From the edge of the sea, I can look north and see rugged cliffs covered in waving grasses and dark rocks scattered below at the lip of the shoreline. It is so gorgeous, I cried watching the sunset on my first night here. I feel as if I have arrived home. As a girl, I always dreamt of seeing Scotland. Now that I am here, I can’t imagine leaving. I want to marry the North Sea so there will always be a reason to return. I may be an odd bride for such a graceful sea, but I promise to never forget the passion I feel in its presence. Here, I am whoever I want to be. In the quiet, slow-paced life of Pittenweem, I can feel my wings unfolding.
Over dinner of local smoked salmon, oat cakes with creamy, fresh butter and a cup of hot black tea in the little tavern, I wrote postcards trying to share a little piece of this gem of a town with my loved ones. Although I have caught a bad cold/flu and have had to postpone my flight to Amsterdam, I am happy to be staying here a few more days. I was in bed all day yesterday, but even a glance out my second floor window overlooking the sea cheered me up and probably did something unseen to help me heal quicker. I went to the pharmacy to get something for my swollen throat and it was like seeing a doctor while standing at the cash register. The man asked me about my symptoms and then gave me his recommendations. I am amazed at how simple and inexpensive it is to get medical attention here.

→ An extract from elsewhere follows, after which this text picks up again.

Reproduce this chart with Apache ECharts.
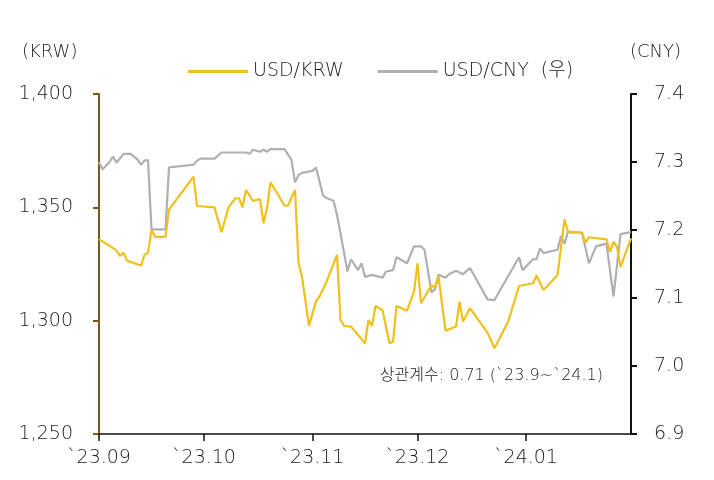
<!DOCTYPE html>
<html>
<head>
<meta charset="utf-8">
<script src="https://cdn.jsdelivr.net/npm/echarts@6/dist/echarts.min.js"></script>
<style>
  html, body { margin: 0; padding: 0; background: #fff; }
  #chart { width: 714px; height: 480px; }
</style>
</head>
<body>
<div id="chart"></div>
<script>
// USD/KRW (left axis)
const krwDates = [
  "2023-09-01", "2023-09-06", "2023-09-07", "2023-09-08", "2023-09-09", "2023-09-13",
  "2023-09-14", "2023-09-15", "2023-09-16", "2023-09-17", "2023-09-20", "2023-09-21",
  "2023-09-28", "2023-09-29", "2023-10-04", "2023-10-06", "2023-10-08", "2023-10-10",
  "2023-10-11", "2023-10-12", "2023-10-13", "2023-10-15", "2023-10-17", "2023-10-18",
  "2023-10-19", "2023-10-20", "2023-10-22", "2023-10-24", "2023-10-25", "2023-10-27",
  "2023-10-28", "2023-10-29", "2023-10-31", "2023-11-02", "2023-11-03", "2023-11-05",
  "2023-11-08", "2023-11-09", "2023-11-10", "2023-11-12", "2023-11-16", "2023-11-17",
  "2023-11-18", "2023-11-19", "2023-11-21", "2023-11-23", "2023-11-24", "2023-11-25",
  "2023-11-28", "2023-11-30", "2023-12-01", "2023-12-02", "2023-12-05", "2023-12-06",
  "2023-12-07", "2023-12-09", "2023-12-12", "2023-12-13", "2023-12-14", "2023-12-16",
  "2023-12-21", "2023-12-23", "2023-12-27", "2023-12-30", "2024-01-03", "2024-01-04",
  "2024-01-06", "2024-01-10", "2024-01-12", "2024-01-13", "2024-01-17", "2024-01-18",
  "2024-01-19", "2024-01-24", "2024-01-25", "2024-01-26", "2024-01-27", "2024-01-28",
  "2024-01-31"
];
const krwValues = [
  1336, 1331, 1328.5, 1330, 1326.5, 1324.3,
  1329, 1330, 1340, 1337, 1337, 1349,
  1363.5, 1350.6, 1350, 1339, 1350, 1354,
  1354, 1350, 1357.7, 1352.8, 1353.7, 1343,
  1349.6, 1361, 1356, 1350.7, 1350.7, 1357.7,
  1325.3, 1319.4, 1297.7, 1308.5, 1310.6, 1317.2,
  1329, 1300.3, 1297.7, 1297.4, 1290, 1300.3,
  1297.7, 1306.5, 1304.7, 1290, 1290.7, 1306.5,
  1304.4, 1312.8, 1325.3, 1307.7, 1315.7, 1314.5,
  1319.4, 1295.6, 1297.4, 1308.4, 1299.6, 1305.5,
  1294.7, 1287.8, 1300, 1315.3, 1316.5, 1319.9,
  1313.5, 1320.2, 1344.7, 1339.3, 1338.8, 1334.4,
  1336.8, 1335.9, 1330.4, 1334.9, 1332.6, 1323.6,
  1336.3
];

// USD/CNY (right axis)
const cnyDates = [
  "2023-09-01", "2023-09-02", "2023-09-04", "2023-09-05", "2023-09-06", "2023-09-08",
  "2023-09-10", "2023-09-12", "2023-09-13", "2023-09-14", "2023-09-15", "2023-09-16",
  "2023-09-20", "2023-09-21", "2023-09-28", "2023-09-29", "2023-09-30", "2023-10-04",
  "2023-10-06", "2023-10-13", "2023-10-14", "2023-10-15", "2023-10-17", "2023-10-18",
  "2023-10-19", "2023-10-20", "2023-10-24", "2023-10-26", "2023-10-27", "2023-10-28",
  "2023-10-29", "2023-11-01", "2023-11-02", "2023-11-04", "2023-11-05", "2023-11-07",
  "2023-11-08", "2023-11-09", "2023-11-11", "2023-11-12", "2023-11-14", "2023-11-15",
  "2023-11-16", "2023-11-18", "2023-11-21", "2023-11-22", "2023-11-24", "2023-11-25",
  "2023-11-28", "2023-11-30", "2023-12-02", "2023-12-03", "2023-12-05", "2023-12-06",
  "2023-12-07", "2023-12-09", "2023-12-10", "2023-12-12", "2023-12-14", "2023-12-16",
  "2023-12-21", "2023-12-23", "2023-12-30", "2023-12-31", "2024-01-03", "2024-01-04",
  "2024-01-05", "2024-01-06", "2024-01-10", "2024-01-11", "2024-01-12", "2024-01-13",
  "2024-01-17", "2024-01-19", "2024-01-21", "2024-01-24", "2024-01-26", "2024-01-28",
  "2024-01-31"
];
const cnyValues = [
  7.300, 7.289, 7.300, 7.308, 7.299, 7.312,
  7.312, 7.304, 7.296, 7.302, 7.303, 7.201,
  7.201, 7.292, 7.296, 7.302, 7.305, 7.305,
  7.314, 7.314, 7.312, 7.318, 7.315, 7.318,
  7.315, 7.319, 7.319, 7.303, 7.270, 7.281,
  7.284, 7.287, 7.292, 7.251, 7.247, 7.243,
  7.222, 7.195, 7.139, 7.157, 7.141, 7.151,
  7.131, 7.134, 7.130, 7.139, 7.141, 7.160,
  7.151, 7.176, 7.176, 7.171, 7.108, 7.113,
  7.134, 7.130, 7.135, 7.140, 7.135, 7.144,
  7.098, 7.097, 7.160, 7.141, 7.157, 7.157,
  7.173, 7.166, 7.171, 7.191, 7.180, 7.197,
  7.196, 7.151, 7.176, 7.180, 7.102, 7.194,
  7.197
];

const leftTicks = { min: 1250, max: 1400, step: 50 };
const rightTicks = { min: 6.9, max: 7.4, step: 0.1 };
const seriesNames = ["USD/KRW", "USD/CNY  (우)"];
const note = "상관계수: 0.71 (`23.9~`24.1)";

const FONT = "'DejaVu Sans', 'Noto Sans CJK KR', sans-serif";
const chart = echarts.init(document.getElementById("chart"));

chart.setOption({
  animation: false,
  textStyle: { fontFamily: FONT },
  grid: { left: 99, right: 83, top: 94, bottom: 46 },
  legend: {
    top: 57,
    left: 183,
    itemWidth: 60,
    itemHeight: 3,
    itemGap: 34,
    icon: "rect",
    textStyle: { fontSize: 19, color: "#222", fontFamily: FONT, fontWeight: 300 },
    data: seriesNames
  },
  xAxis: {
    type: "time",
    min: "2023-09-01",
    max: "2024-01-31",
    splitNumber: 5,
    minInterval: 28 * 86400000,
    axisLine: { lineStyle: { color: "#111", width: 1.5 } },
    axisTick: { show: true, length: 7, lineStyle: { color: "#111", width: 1.5 } },
    splitLine: { show: false },
    axisLabel: {
      fontSize: 19,
      fontWeight: 300,
      color: "#222",
      margin: 15,
      showMaxLabel: false,
      formatter: function (v) {
        const d = new Date(v);
        const yy = String(d.getFullYear()).slice(2);
        const mm = String(d.getMonth() + 1).padStart(2, "0");
        return "`" + yy + "." + mm;
      }
    }
  },
  yAxis: [
    {
      type: "value",
      min: leftTicks.min,
      max: leftTicks.max,
      interval: leftTicks.step,
      position: "left",
      axisLine: { show: true, lineStyle: { color: "#7a5a12", width: 2 } },
      axisTick: { show: true, length: 6, lineStyle: { color: "#7a5a12", width: 2 } },
      splitLine: { show: false },
      axisLabel: {
        fontSize: 19,
        fontWeight: 300,
        color: "#222",
        margin: 26,
        formatter: (v) => v.toLocaleString("en-US")
      }
    },
    {
      type: "value",
      min: rightTicks.min,
      max: rightTicks.max,
      interval: rightTicks.step,
      position: "right",
      axisLine: { show: true, lineStyle: { color: "#111", width: 2 } },
      axisTick: { show: true, length: 6, lineStyle: { color: "#111", width: 2 } },
      splitLine: { show: false },
      axisLabel: {
        fontSize: 19,
        fontWeight: 300,
        color: "#222",
        margin: 23,
        formatter: (v) => v.toFixed(1)
      }
    }
  ],
  graphic: [
    { type: "text", left: 22, top: 43, style: { text: "(KRW)", font: "300 18px " + FONT, fill: "#222" } },
    { type: "text", left: 630, top: 43, style: { text: "(CNY)", font: "300 18px " + FONT, fill: "#222" } },
    { type: "text", right: 111, top: 368, style: { text: note, font: "300 16px " + FONT, fill: "#222" } }
  ],
  series: [
    {
      name: seriesNames[0],
      type: "line",
      yAxisIndex: 0,
      showSymbol: false,
      z: 3,
      lineStyle: { color: "#f2c01c", width: 2.2 },
      itemStyle: { color: "#f2c01c" },
      data: krwDates.map((d, i) => [d, krwValues[i]])
    },
    {
      name: seriesNames[1],
      type: "line",
      yAxisIndex: 1,
      showSymbol: false,
      z: 2,
      lineStyle: { color: "#b0b0b0", width: 2.2 },
      itemStyle: { color: "#b0b0b0" },
      data: cnyDates.map((d, i) => [d, cnyValues[i]])
    }
  ]
});
</script>
</body>
</html>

When I am feeling better, I am going to see the cave after which Pittenweem is named (Pittenweem means cave in Gaelic). The story goes that a saint or holy man took residence in the cave which has a natural spring in it. People from surrounding areas would come see him to get healed and the saint was said to have done some miraculous things. Eventually, a community sprung up around the cave and a harbor was built, enabling the town’s economy to grow. The cave has been preserved and functions as a little chapel for ceremonies and gatherings. Anyone can see it by asking for the key at the only coffee shop in town.
This place is nothing short of magical! I am most likely the only American staying here and everyone has been so kind to me. They seem surprised that I would travel all the way from Oregon to see their little village, but I assure them how worth the trip was to get here. I feel so grateful for the kindness of strangers, the beauty of Scotland and for the love and support of friends and family while I have been sick. Now to rest so I can get over this cold and go for a hike by the sea.